Collected data entries:
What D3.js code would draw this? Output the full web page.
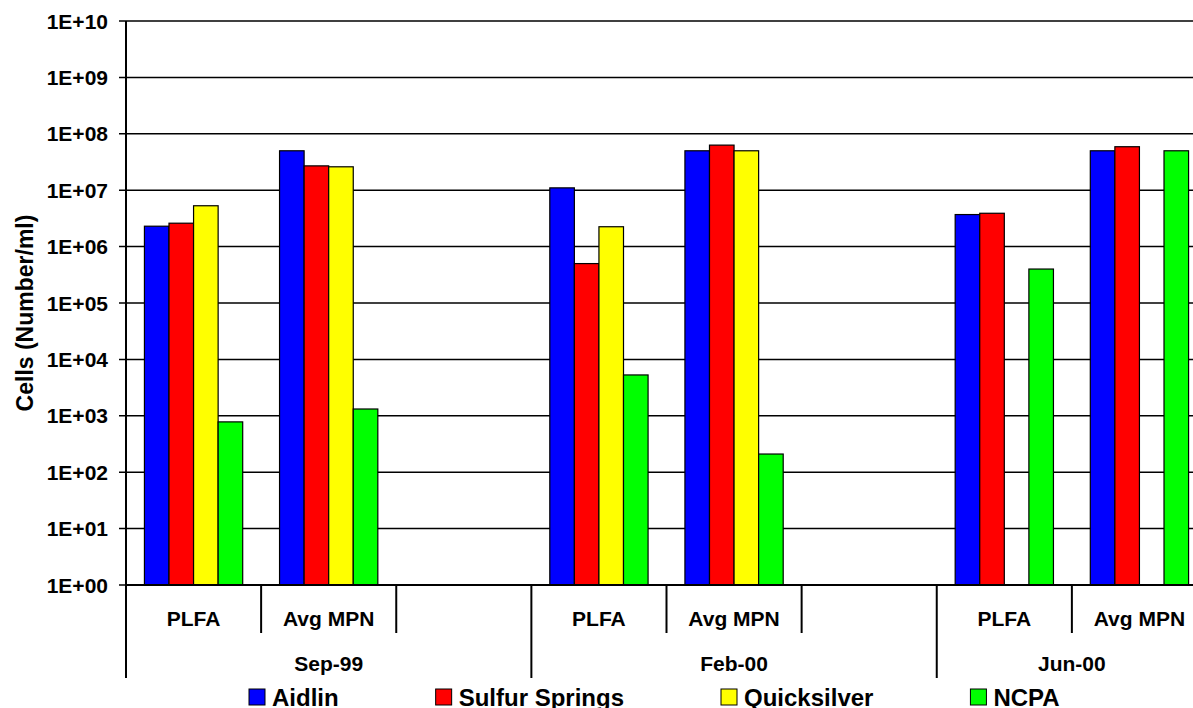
<!DOCTYPE html>
<html lang="en">
<head>
<meta charset="utf-8">
<title>Cells per ml</title>
<script src="https://cdn.jsdelivr.net/npm/d3@7"></script>
<style>
    body { margin: 0; padding: 0; background: #fff; }
    svg { display: block; font-family: "Liberation Sans", Arial, sans-serif; font-weight: bold; }
    .tick-label { font-size: 21px; }
    .cat-label { font-size: 21px; }
    .legend text { font-size: 24px; }
</style>
</head>
<body>
<svg id="chart" width="1193" height="708"></svg>
<script>
// slots along the x axis (blank slot separates the sampling dates)
var categories = ["PLFA", "Avg MPN", "", "PLFA", "Avg MPN", "", "PLFA", "Avg MPN"];
var periods = ["Sep-99", "Sep-99", "Sep-99", "Feb-00", "Feb-00", "Feb-00", "Jun-00", "Jun-00"];

var seriesNames = ["Aidlin", "Sulfur Springs", "Quicksilver", "NCPA"];
var seriesColors = ["#0000ff", "#ff0000", "#ffff00", "#00ff00"];

var aidlin        = [2.3e6, 5.0e7, null, 1.1e7,  5.0e7, null, 3.7e6, 5.0e7];
var sulfurSprings = [2.6e6, 2.7e7, null, 5.0e5,  6.3e7, null, 3.9e6, 5.9e7];
var quicksilver   = [5.3e6, 2.6e7, null, 2.25e6, 5.0e7, null, null,  null];
var ncpa          = [780,   1320,  null, 5300,   210,   null, 4.0e5, 5.0e7];

var yTicks = [1, 1e1, 1e2, 1e3, 1e4, 1e5, 1e6, 1e7, 1e8, 1e9, 1e10];

var seriesValues = [aidlin, sulfurSprings, quicksilver, ncpa];

var svg = d3.select("#chart");
var plotLeft = 126, plotRight = 1207, plotTop = 21, plotBottom = 585;

var x = d3.scaleBand()
    .domain(d3.range(categories.length))
    .range([plotLeft, plotRight])
    .paddingInner(0)
    .paddingOuter(0);

var xInner = d3.scaleBand()
    .domain(seriesNames)
    .range([0, x.bandwidth()])
    .paddingInner(0)
    .paddingOuter(0.75);

var y = d3.scaleLog()
    .domain([1, 1e10])
    .range([plotBottom, plotTop]);

var color = d3.scaleOrdinal().domain(seriesNames).range(seriesColors);

// gridlines
svg.append("g")
    .selectAll("line")
    .data(yTicks)
    .enter().append("line")
    .attr("x1", plotLeft - 7)
    .attr("x2", plotRight)
    .attr("y1", function (d) { return y(d); })
    .attr("y2", function (d) { return y(d); })
    .attr("stroke", "#000")
    .attr("stroke-width", 1.5);

// y tick labels
svg.append("g")
    .selectAll("text")
    .data(yTicks)
    .enter().append("text")
    .attr("class", "tick-label")
    .attr("x", 108)
    .attr("y", function (d) { return y(d); })
    .attr("dy", "0.36em")
    .attr("text-anchor", "end")
    .text(function (d) {
        var e = Math.round(Math.log10(d));
        return "1E+" + (e < 10 ? "0" + e : e);
    });

// bars
var rows = [];
seriesValues.forEach(function (vals, s) {
    vals.forEach(function (v, i) {
        if (v != null) rows.push({ series: seriesNames[s], slot: i, value: v });
    });
});

svg.append("g")
    .selectAll("rect")
    .data(rows)
    .enter().append("rect")
    .attr("x", function (d) { return x(d.slot) + xInner(d.series); })
    .attr("width", xInner.bandwidth())
    .attr("y", function (d) { return y(d.value); })
    .attr("height", function (d) { return y(1) - y(d.value); })
    .attr("fill", function (d) { return color(d.series); })
    .attr("stroke", "#000")
    .attr("stroke-width", 1.2);

// axes
svg.append("line")
    .attr("x1", plotLeft).attr("x2", plotLeft)
    .attr("y1", plotTop).attr("y2", 678)
    .attr("stroke", "#000").attr("stroke-width", 2);

svg.append("line")
    .attr("x1", plotLeft).attr("x2", plotRight)
    .attr("y1", plotBottom).attr("y2", plotBottom)
    .attr("stroke", "#000").attr("stroke-width", 2);

// separator ticks below axis
var bounds = d3.range(categories.length + 1);
svg.append("g")
    .selectAll("line")
    .data(bounds)
    .enter().append("line")
    .attr("x1", function (i) { return plotLeft + i * x.step(); })
    .attr("x2", function (i) { return plotLeft + i * x.step(); })
    .attr("y1", plotBottom)
    .attr("y2", function (i) {
        var isGroupEdge = i === 0 || i === categories.length || periods[i] !== periods[i - 1];
        return isGroupEdge ? 678 : 633;
    })
    .attr("stroke", "#000")
    .attr("stroke-width", 2);

// category labels
svg.append("g")
    .selectAll("text")
    .data(categories)
    .enter().append("text")
    .attr("class", "cat-label")
    .attr("x", function (d, i) { return x(i) + x.bandwidth() / 2; })
    .attr("y", 626)
    .attr("text-anchor", "middle")
    .text(function (d) { return d; });

// period labels
var periodNames = Array.from(new Set(periods));
svg.append("g")
    .selectAll("text")
    .data(periodNames)
    .enter().append("text")
    .attr("class", "cat-label")
    .attr("x", function (p) {
        var first = periods.indexOf(p), last = periods.lastIndexOf(p);
        return (x(first) + x(last) + x.bandwidth()) / 2;
    })
    .attr("y", 671)
    .attr("text-anchor", "middle")
    .text(function (p) { return p; });

// y axis title
svg.append("text")
    .attr("transform", "translate(33,313) rotate(-90)")
    .attr("text-anchor", "middle")
    .style("font-size", "23px")
    .text("Cells (Number/ml)");

// legend
var legend = svg.append("g").attr("class", "legend");
var lx = 249;
seriesNames.forEach(function (name) {
    var item = legend.append("g").attr("transform", "translate(" + lx + ",689)");
    item.append("rect")
        .attr("width", 16).attr("height", 16)
        .attr("fill", color(name))
        .attr("stroke", "#000").attr("stroke-width", 1);
    var t = item.append("text")
        .attr("x", 23)
        .attr("y", 17)
        .text(name);
    lx += 23 + t.node().getComputedTextLength() + 97;
});
</script>
</body>
</html>
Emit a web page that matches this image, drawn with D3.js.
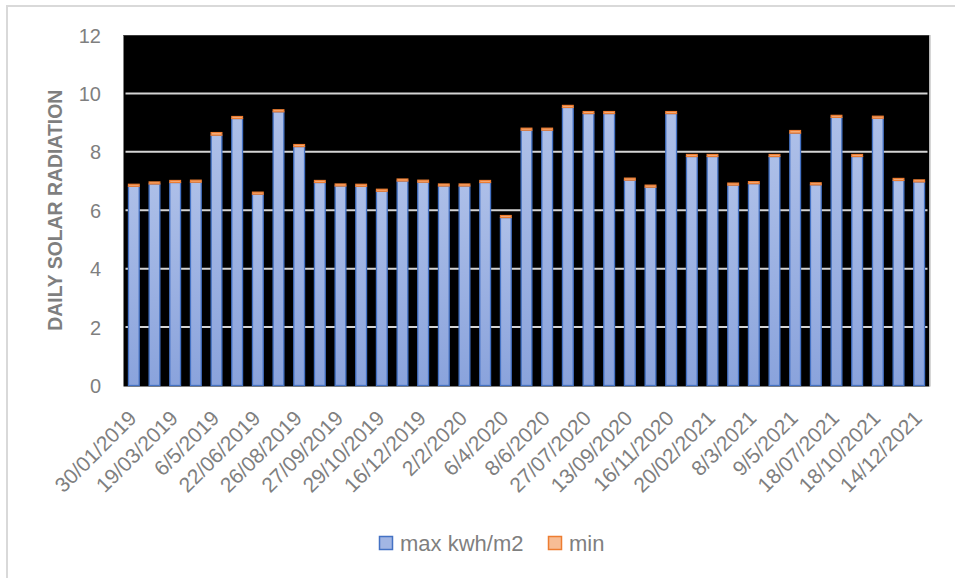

- **Task prompt**: Strip the images and reproduce the remaining records precisely.

- **Task answer**:
What D3.js code would draw this? Output the full web page.
<!DOCTYPE html>
<html lang="en">
<head>
<meta charset="utf-8">
<title>Cells per ml</title>
<script src="https://cdn.jsdelivr.net/npm/d3@7"></script>
<style>
    body { margin: 0; padding: 0; background: #fff; }
    svg { display: block; font-family: "Liberation Sans", Arial, sans-serif; font-weight: bold; }
    .tick-label { font-size: 21px; }
    .cat-label { font-size: 21px; }
    .legend text { font-size: 24px; }
</style>
</head>
<body>
<svg id="chart" width="1193" height="708"></svg>
<script>
// slots along the x axis (blank slot separates the sampling dates)
var categories = ["PLFA", "Avg MPN", "", "PLFA", "Avg MPN", "", "PLFA", "Avg MPN"];
var periods = ["Sep-99", "Sep-99", "Sep-99", "Feb-00", "Feb-00", "Feb-00", "Jun-00", "Jun-00"];

var seriesNames = ["Aidlin", "Sulfur Springs", "Quicksilver", "NCPA"];
var seriesColors = ["#0000ff", "#ff0000", "#ffff00", "#00ff00"];

var aidlin        = [2.3e6, 5.0e7, null, 1.1e7,  5.0e7, null, 3.7e6, 5.0e7];
var sulfurSprings = [2.6e6, 2.7e7, null, 5.0e5,  6.3e7, null, 3.9e6, 5.9e7];
var quicksilver   = [5.3e6, 2.6e7, null, 2.25e6, 5.0e7, null, null,  null];
var ncpa          = [780,   1320,  null, 5300,   210,   null, 4.0e5, 5.0e7];

var yTicks = [1, 1e1, 1e2, 1e3, 1e4, 1e5, 1e6, 1e7, 1e8, 1e9, 1e10];

var seriesValues = [aidlin, sulfurSprings, quicksilver, ncpa];

var svg = d3.select("#chart");
var plotLeft = 126, plotRight = 1207, plotTop = 21, plotBottom = 585;

var x = d3.scaleBand()
    .domain(d3.range(categories.length))
    .range([plotLeft, plotRight])
    .paddingInner(0)
    .paddingOuter(0);

var xInner = d3.scaleBand()
    .domain(seriesNames)
    .range([0, x.bandwidth()])
    .paddingInner(0)
    .paddingOuter(0.75);

var y = d3.scaleLog()
    .domain([1, 1e10])
    .range([plotBottom, plotTop]);

var color = d3.scaleOrdinal().domain(seriesNames).range(seriesColors);

// gridlines
svg.append("g")
    .selectAll("line")
    .data(yTicks)
    .enter().append("line")
    .attr("x1", plotLeft - 7)
    .attr("x2", plotRight)
    .attr("y1", function (d) { return y(d); })
    .attr("y2", function (d) { return y(d); })
    .attr("stroke", "#000")
    .attr("stroke-width", 1.5);

// y tick labels
svg.append("g")
    .selectAll("text")
    .data(yTicks)
    .enter().append("text")
    .attr("class", "tick-label")
    .attr("x", 108)
    .attr("y", function (d) { return y(d); })
    .attr("dy", "0.36em")
    .attr("text-anchor", "end")
    .text(function (d) {
        var e = Math.round(Math.log10(d));
        return "1E+" + (e < 10 ? "0" + e : e);
    });

// bars
var rows = [];
seriesValues.forEach(function (vals, s) {
    vals.forEach(function (v, i) {
        if (v != null) rows.push({ series: seriesNames[s], slot: i, value: v });
    });
});

svg.append("g")
    .selectAll("rect")
    .data(rows)
    .enter().append("rect")
    .attr("x", function (d) { return x(d.slot) + xInner(d.series); })
    .attr("width", xInner.bandwidth())
    .attr("y", function (d) { return y(d.value); })
    .attr("height", function (d) { return y(1) - y(d.value); })
    .attr("fill", function (d) { return color(d.series); })
    .attr("stroke", "#000")
    .attr("stroke-width", 1.2);

// axes
svg.append("line")
    .attr("x1", plotLeft).attr("x2", plotLeft)
    .attr("y1", plotTop).attr("y2", 678)
    .attr("stroke", "#000").attr("stroke-width", 2);

svg.append("line")
    .attr("x1", plotLeft).attr("x2", plotRight)
    .attr("y1", plotBottom).attr("y2", plotBottom)
    .attr("stroke", "#000").attr("stroke-width", 2);

// separator ticks below axis
var bounds = d3.range(categories.length + 1);
svg.append("g")
    .selectAll("line")
    .data(bounds)
    .enter().append("line")
    .attr("x1", function (i) { return plotLeft + i * x.step(); })
    .attr("x2", function (i) { return plotLeft + i * x.step(); })
    .attr("y1", plotBottom)
    .attr("y2", function (i) {
        var isGroupEdge = i === 0 || i === categories.length || periods[i] !== periods[i - 1];
        return isGroupEdge ? 678 : 633;
    })
    .attr("stroke", "#000")
    .attr("stroke-width", 2);

// category labels
svg.append("g")
    .selectAll("text")
    .data(categories)
    .enter().append("text")
    .attr("class", "cat-label")
    .attr("x", function (d, i) { return x(i) + x.bandwidth() / 2; })
    .attr("y", 626)
    .attr("text-anchor", "middle")
    .text(function (d) { return d; });

// period labels
var periodNames = Array.from(new Set(periods));
svg.append("g")
    .selectAll("text")
    .data(periodNames)
    .enter().append("text")
    .attr("class", "cat-label")
    .attr("x", function (p) {
        var first = periods.indexOf(p), last = periods.lastIndexOf(p);
        return (x(first) + x(last) + x.bandwidth()) / 2;
    })
    .attr("y", 671)
    .attr("text-anchor", "middle")
    .text(function (p) { return p; });

// y axis title
svg.append("text")
    .attr("transform", "translate(33,313) rotate(-90)")
    .attr("text-anchor", "middle")
    .style("font-size", "23px")
    .text("Cells (Number/ml)");

// legend
var legend = svg.append("g").attr("class", "legend");
var lx = 249;
seriesNames.forEach(function (name) {
    var item = legend.append("g").attr("transform", "translate(" + lx + ",689)");
    item.append("rect")
        .attr("width", 16).attr("height", 16)
        .attr("fill", color(name))
        .attr("stroke", "#000").attr("stroke-width", 1);
    var t = item.append("text")
        .attr("x", 23)
        .attr("y", 17)
        .text(name);
    lx += 23 + t.node().getComputedTextLength() + 97;
});
</script>
</body>
</html>
Emit a web page that matches this image, drawn with D3.js.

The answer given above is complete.